The TLP and the Pace of Change

TLP Challenges and Strategy

By Colonel

By Col

 Carlos

 Presa

, SP

 AF

Tactical Leadership Programme (TLP)

By Lieutenant Colonel

By Lt Col

 Zachary

 Mellor

, US

 AF

Tactical Leadership Programme (TLP)

Published:
 February 2022
 in 
Warfare Domains: Air Operations

Introduction

Change is associated in many cases with necessary actions, actions associated with positive effects, in politics, in aesthetics, in life. But this statement is not necessarily true if the changing subject already constitutes a relevant model of success. Altering the pillars and structures of a well-established working programme can inadvertently have unexpected negative impacts over some of its areas, and, for this reason, each change must be processed, analysed, and led through a sane and thoughtful decision-making process.

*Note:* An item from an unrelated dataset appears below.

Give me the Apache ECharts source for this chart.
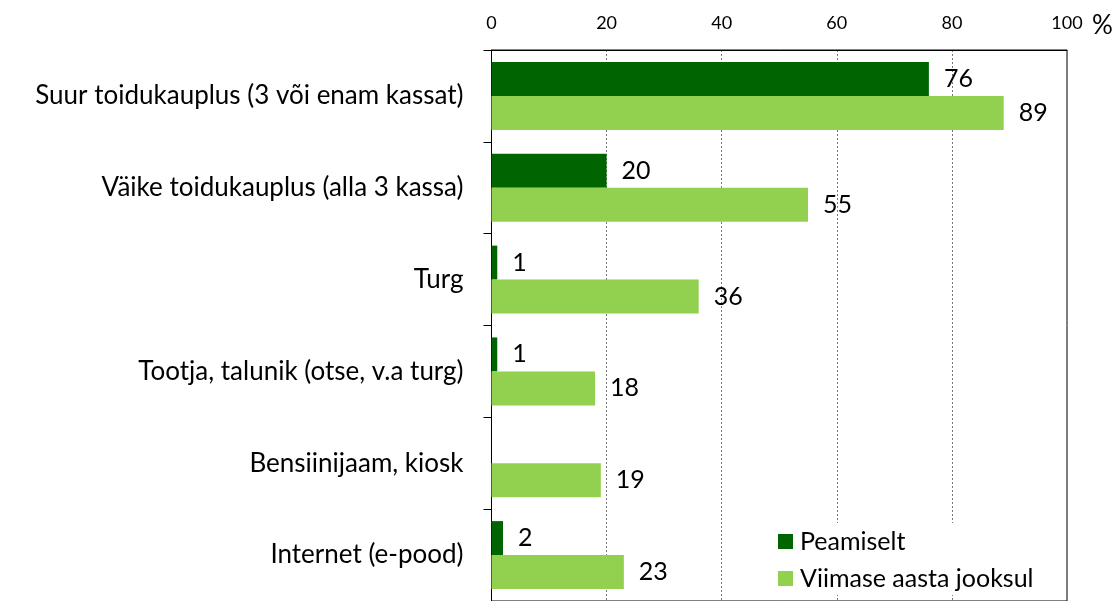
<!DOCTYPE html>
<html lang="et">
<head>
    <meta charset="UTF-8">
    <title>Toidu ostmise kohad</title>
    <script src="https://cdn.jsdelivr.net/npm/echarts@6/dist/echarts.min.js"></script>
    <style>
        html, body { margin: 0; padding: 0; background: #fff; }
        #main { width: 1120px; height: 601px; }
    </style>
</head>
<body>
<div id="main"></div>
<script>
    // kategooriad ja väärtused (%)
    var categories = [
        'Suur toidukauplus (3 või enam kassat)',
        'Väike toidukauplus (alla 3 kassa)',
        'Turg',
        'Tootja, talunik (otse, v.a turg)',
        'Bensiinijaam, kiosk',
        'Internet (e-pood)'
    ];
    var peamiselt = [76, 20, 1, 1, null, 2];
    var viimaseAasta = [89, 55, 36, 18, 19, 23];
    var xTicks = [0, 20, 40, 60, 80, 100];

    var fontName = 'Lato, "Open Sans", sans-serif';
    var myChart = echarts.init(document.getElementById('main'));

    var option = {
        backgroundColor: '#ffffff',
        animation: false,
        textStyle: { fontFamily: fontName },
        grid: {
            left: 491.5, top: 50, width: 575.5, height: 552,
            show: true, borderColor: '#000', borderWidth: 1,
            backgroundColor: 'transparent'
        },
        legend: {
            orient: 'vertical',
            left: 768, top: 523,
            padding: [6, 20, 4, 10],
            backgroundColor: '#ffffff',
            icon: 'rect',
            itemWidth: 15, itemHeight: 15,
            itemGap: 12,
            textStyle: { fontSize: 25, color: '#000', fontFamily: fontName, padding: [0, 0, 0, 2] },
            data: ['Peamiselt', 'Viimase aasta jooksul']
        },
        xAxis: {
            type: 'value',
            position: 'top',
            min: 0, max: 100, interval: 20,
            axisLine: { show: true, lineStyle: { color: '#000' } },
            axisTick: { show: false },
            axisLabel: {
                fontSize: 18, color: '#000', margin: 18,
                formatter: function (v) { return xTicks.indexOf(v) >= 0 ? String(v) : ''; }
            },
            splitLine: { show: true, lineStyle: { color: '#777', type: [2, 2] } }
        },
        yAxis: {
            type: 'category',
            inverse: true,
            data: categories,
            axisLine: { show: true, lineStyle: { color: '#000' } },
            axisTick: { show: true, length: 8, lineStyle: { color: '#000' } },
            axisLabel: { fontSize: 26, color: '#000', margin: 28 }
        },
        graphic: [{
            type: 'text', left: 1092, top: 13,
            style: { text: '%', fontSize: 26, fill: '#000', fontFamily: fontName }
        }],
        series: [{
            name: 'Peamiselt',
            type: 'bar',
            data: peamiselt,
            barGap: '0%',
            barCategoryGap: '26%',
            itemStyle: { color: '#006400' },
            label: { show: true, position: 'right', distance: 15, fontSize: 25, color: '#000' }
        }, {
            name: 'Viimase aasta jooksul',
            type: 'bar',
            data: viimaseAasta,
            barGap: '0%',
            barCategoryGap: '26%',
            itemStyle: { color: '#92d050' },
            label: { show: true, position: 'right', distance: 15, fontSize: 25, color: '#000' }
        }]
    };

    myChart.setOption(option);
</script>
</body>
</html>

This is the exact issue with the Tactical Leadership Programme (TLP). TLP is overseen by a multinational headquarters based at Los Llanos Air Base, Albacete. It is composed of personnel from the 10 NATO member nations participating in the programme. Its main objective (Mission) is ‘to increase the effectiveness of allied tactical air forces through the development of leadership skills, mission planning, briefing, tactical flying and debriefing skills, and doctrinal/conceptual initiatives’.1

Throughout its 43-year history, TLP has become the focal point for NATO’s allied air forces tactical training, and the associated knowledge and leadership skills. Such skills are considered critical if NATO is to effectively face today’s tactical air challenges. This has, is, and will continue to be achieved with the effort, dedication, and professionalism of yesterday’s, today’s, and tomorrow’s TLP staff, a diverse and talented workforce.

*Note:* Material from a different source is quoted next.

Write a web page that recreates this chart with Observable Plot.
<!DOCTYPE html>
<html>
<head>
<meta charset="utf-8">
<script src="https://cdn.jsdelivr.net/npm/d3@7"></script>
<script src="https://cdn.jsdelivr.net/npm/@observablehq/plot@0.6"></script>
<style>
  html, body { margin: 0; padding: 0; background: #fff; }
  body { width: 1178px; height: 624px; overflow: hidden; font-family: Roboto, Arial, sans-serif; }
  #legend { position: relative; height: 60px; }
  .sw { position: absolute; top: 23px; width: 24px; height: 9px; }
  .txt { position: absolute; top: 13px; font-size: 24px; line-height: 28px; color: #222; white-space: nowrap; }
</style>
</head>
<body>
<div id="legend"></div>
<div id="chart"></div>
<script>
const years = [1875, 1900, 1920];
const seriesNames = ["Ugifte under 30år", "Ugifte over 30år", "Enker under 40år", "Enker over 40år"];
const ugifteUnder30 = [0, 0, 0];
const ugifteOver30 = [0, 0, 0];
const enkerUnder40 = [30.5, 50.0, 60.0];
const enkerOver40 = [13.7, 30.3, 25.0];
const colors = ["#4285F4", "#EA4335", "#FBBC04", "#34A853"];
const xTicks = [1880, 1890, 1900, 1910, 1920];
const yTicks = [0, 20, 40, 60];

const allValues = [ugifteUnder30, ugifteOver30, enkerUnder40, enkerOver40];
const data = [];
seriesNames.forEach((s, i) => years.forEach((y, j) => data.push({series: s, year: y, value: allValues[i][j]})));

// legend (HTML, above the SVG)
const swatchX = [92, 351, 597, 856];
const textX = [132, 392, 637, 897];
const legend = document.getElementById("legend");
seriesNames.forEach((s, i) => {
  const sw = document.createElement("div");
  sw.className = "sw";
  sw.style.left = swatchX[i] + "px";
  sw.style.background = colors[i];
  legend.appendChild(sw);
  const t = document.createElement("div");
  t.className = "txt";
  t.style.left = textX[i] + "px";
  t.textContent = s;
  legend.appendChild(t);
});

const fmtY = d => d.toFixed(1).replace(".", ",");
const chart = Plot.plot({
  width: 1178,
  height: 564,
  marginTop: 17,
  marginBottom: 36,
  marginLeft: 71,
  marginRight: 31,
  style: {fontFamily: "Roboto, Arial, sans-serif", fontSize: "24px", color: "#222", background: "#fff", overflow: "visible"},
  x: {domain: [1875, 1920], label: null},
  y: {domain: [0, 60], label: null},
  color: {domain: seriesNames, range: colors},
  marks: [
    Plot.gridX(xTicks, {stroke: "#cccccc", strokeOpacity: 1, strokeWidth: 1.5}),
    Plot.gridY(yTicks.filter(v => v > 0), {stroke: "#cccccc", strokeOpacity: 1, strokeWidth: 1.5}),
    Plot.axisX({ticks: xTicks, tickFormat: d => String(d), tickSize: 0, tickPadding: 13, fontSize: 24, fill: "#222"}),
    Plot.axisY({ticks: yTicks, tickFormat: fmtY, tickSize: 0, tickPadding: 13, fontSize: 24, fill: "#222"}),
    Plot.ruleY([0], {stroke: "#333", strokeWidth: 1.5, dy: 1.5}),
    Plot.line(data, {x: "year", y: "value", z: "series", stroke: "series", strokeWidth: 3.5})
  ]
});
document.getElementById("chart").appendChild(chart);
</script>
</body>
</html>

TLP has navigated well through the different strategic, tactical, and technical stages of the last decades. The pattern of change has been based not only on the technological advances of modern systems, but also upon additional dynamic necessities such as the consolidation and growth of its members’ mutual trust and willingness to operate together.

Operation Allied Force, International Security Assistance Force (ISAF) mission, Operation Unified Protector, and multiple air operations framed in diverse campaigns are a testament to how TLP graduates bring undisputable value to the Alliance or any international coalition when it comes to integrating Tactics, Techniques, and Procedures (TTPs), criteria, and effort. This is the product of a shared methodology, syllabus, and camaraderie that enables the plug & play effect that precisely represents one of the major defining characteristics of NATO air forces. Combined with technological superiority, all these facets are crucial in maintaining Alliance’s strategic edge.

Absent from the implementation of an effective strategy, an accelerated change pattern may induce erratic decisions. A strategy is a plan comprised of interrelated actions to achieve a long-term goal. TLP has designed and is currently applying its own strategy to ensure that change increases the success of its leadership programme, which is fast approaching its 50th anniversary.

The TLP Strategy

The latest TLP strategy is based on its declared mission and was proposed and approved during the 2020 Steering Group (SG). The final objective of the strategy is twofold: to remain relevant with respect to the needs of its members whilst also aligning with the latest challenges and changes facing TLP. Such challenges, which adjust the operational tempo with which TLP wishes to train, include technology, infrastructure, doctrine, participants, and, fundamentally, scenarios and opponents.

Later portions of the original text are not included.